What you’ll learn in this episode:
*Mark explains that at heart, he’s an entrepreneur, who as a kid had a lemonade stand on the corner and hired kids to paint white fences. He had small businesses in high school and college. He went on to become a CPA and tax attorney. His ultimate goal was to help Main Street America.
*He’s a partner in a law firm, partner in an accounting firm and in a trust company directed IRA. When he’s on a panel talking about tax strategies, he’s the guy speaking plain English that everyone understands.
*His bestselling book The Business Owners Guide to Financial Freedom grew out of people asking him what they should do with their money as a small business owner – and the fact that their financial advisers, beholden to Wall Street, only talked about stocks, bonds and mutual funds. He would tell his clients what his other successful clients were doing with their money. He wrote the book in response to their questions, like How do I sell my business? How do I get my family catch the vision of entrepreneurship? How do I pass on my real estate to my children?
*People tend to put their money back into their businesses. But it can be dangerous if there is any change in the industry, embezzlement, health problems or a problem with the business itself. So the question is, “Where have you deployed your other profits?” A good place to start is a self-directed retirement account that allows you to invest where you want.
*Mark explains the concept of the “financial landscape.” It’s this gate you’re going to walk through in your landscape, getting education under your belt and building up your portfolio so that you become fit and healthy enough to double down and invest more. Your landscape can look very different from someone else’s.
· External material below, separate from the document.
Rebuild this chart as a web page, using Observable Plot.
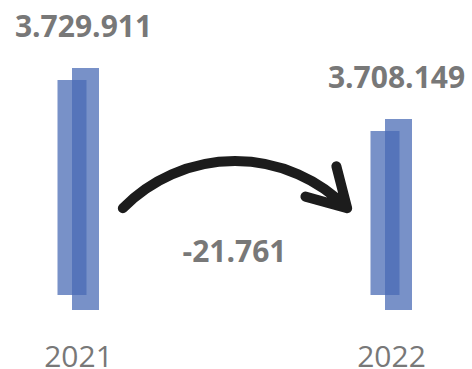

To determine this, you should look at your own future and ask some questions: Are you married or single? Young or old? What are you good at? What do you love doing? What do you really want? “The landscape is kind of a fun concept,” Mark says.
*Mark explains the strategy of the Backdoor 401k. 401k doesn’t mean stocks, bonds and mutual funds, it is a vehicle. It could be real estate, cryptocurrency, mutual funds, a racehorse, farmland, raw land or a small business down the street. When a stockbroker tells you not to self-direct, Mark says, you should not let him drive the car. “The reality of self-directing your 401k isn’t that you can’t do it. It’s that your Wall Street machine doesn’t want you to know about it. I want you to start driving the car and invest in what you know best.”
*A group 401k can still be self-directed. If you have no employees, you have more flexibility and can set up a solo 401k; you can give those options to your employees to do the Wall Street thing or self-direct. A solo 401k says that a small business owner can get a tax deduction funding their own 401k with either Roth money or by traditional means.
*You can’t fund a 401k with passive income, say, from an apartment building. But there’s a backdoor method. If you don’t have a 401k at your day job or you day job is managing passive rentals, you can create a little management company and pay that company/little corporation a management feel to manage your own rentals. You pay a management fee just enough to fund the 401k. while the sister company you created has zero taxable profit. You get a write off in your passive business of real state and can backdoor yourself into having a 401k where there can be matching or zeroing out the sister company. Now you’ve got money in another bucket and the 401k is completely asset protected. You’ve got a 401k with money that can go out and buy other real estate. It’s also a tax write off.
*Every November, his law firm conducts a special deal ($400-800) for attorney supported consultation on 401k’s from start to finish. You can get a free consultation for 20 minutes. “You can create the structure now. Get the write off in 2019. You don’t even have to fund the 401k until as late as September next year, even though you just manufactured the write off now.”
*All CPAs working in this area for small business owners know that they can push the contribution out any time in the next year with extensions and be fine.
*Mark does the intricate math to explain the limitations arguments in the $25,000 example he and Lance discuss. The key is looking for the sweet spot, where you can control the salary level, around $25-30,000 in payroll with a 25 percent match. He explains how he and his wife got a $50,000 deduction that they can pay next September.” Mark explains this in more detail on a YouTube video you can access by searching “Mark Kohler, sweet spot 401k.”
*Mark explains how you don’t have to wait until July to take a $50,000 position with your 401k in that new LLC. You can get a write off to buy more real estate that grows tax free inside your 401k.
*Mark says that you should ask your CPA for tips once in a while. Ask him/her where you should buy rentals. The follow up questions should be, Where do you travel? Where does grandma live? Where are the kids going to college?
*Mark relates an example of buying a duplex near his mother in law’s house. Every November he would take his kids and employees up to work on the rental property and take a tax write off from the travel. It was a good way to teach his kids about real estate. He explains to them the value of investing in small apartments. “You really want to think about our investment strategy and tax strategy when we bring this real estate investing together.”
*He joyfully explains why he enjoys involving his kids in real estate. One of the advantages is taking a write off from paying their family numbers for being in the business. “Let’s buy real estate where we travel and make it a holistic approach.”
*On December 7, he will conduct his ninth annual business owners workshop, which includes investors. If you invest in property, you’re a business owner. The single day event is $200 and includes lunch. It’s a good quality 9 to 4 session that takes place in Orange County, CA. If you can’t come in person, you can stream it on your TV. It includes a PDF of the workbook and a live chat throughout. They discuss: year end tax planning, a legal asset protection and structuring your estate plan.
*Mark has a podcast called “Refresh Your Wealth.” He also has done a weekly newsletter for the last 11 years, featuring a YouTube video and some articles. He says that the next time you see your CPA, you should tell him/her that you have taken his seminar and start asking the hard questions.
*Mark offers a final tip on how, depending on your business structure, you can make your car part of an overall strategy and write off all or part of it when you do your taxes.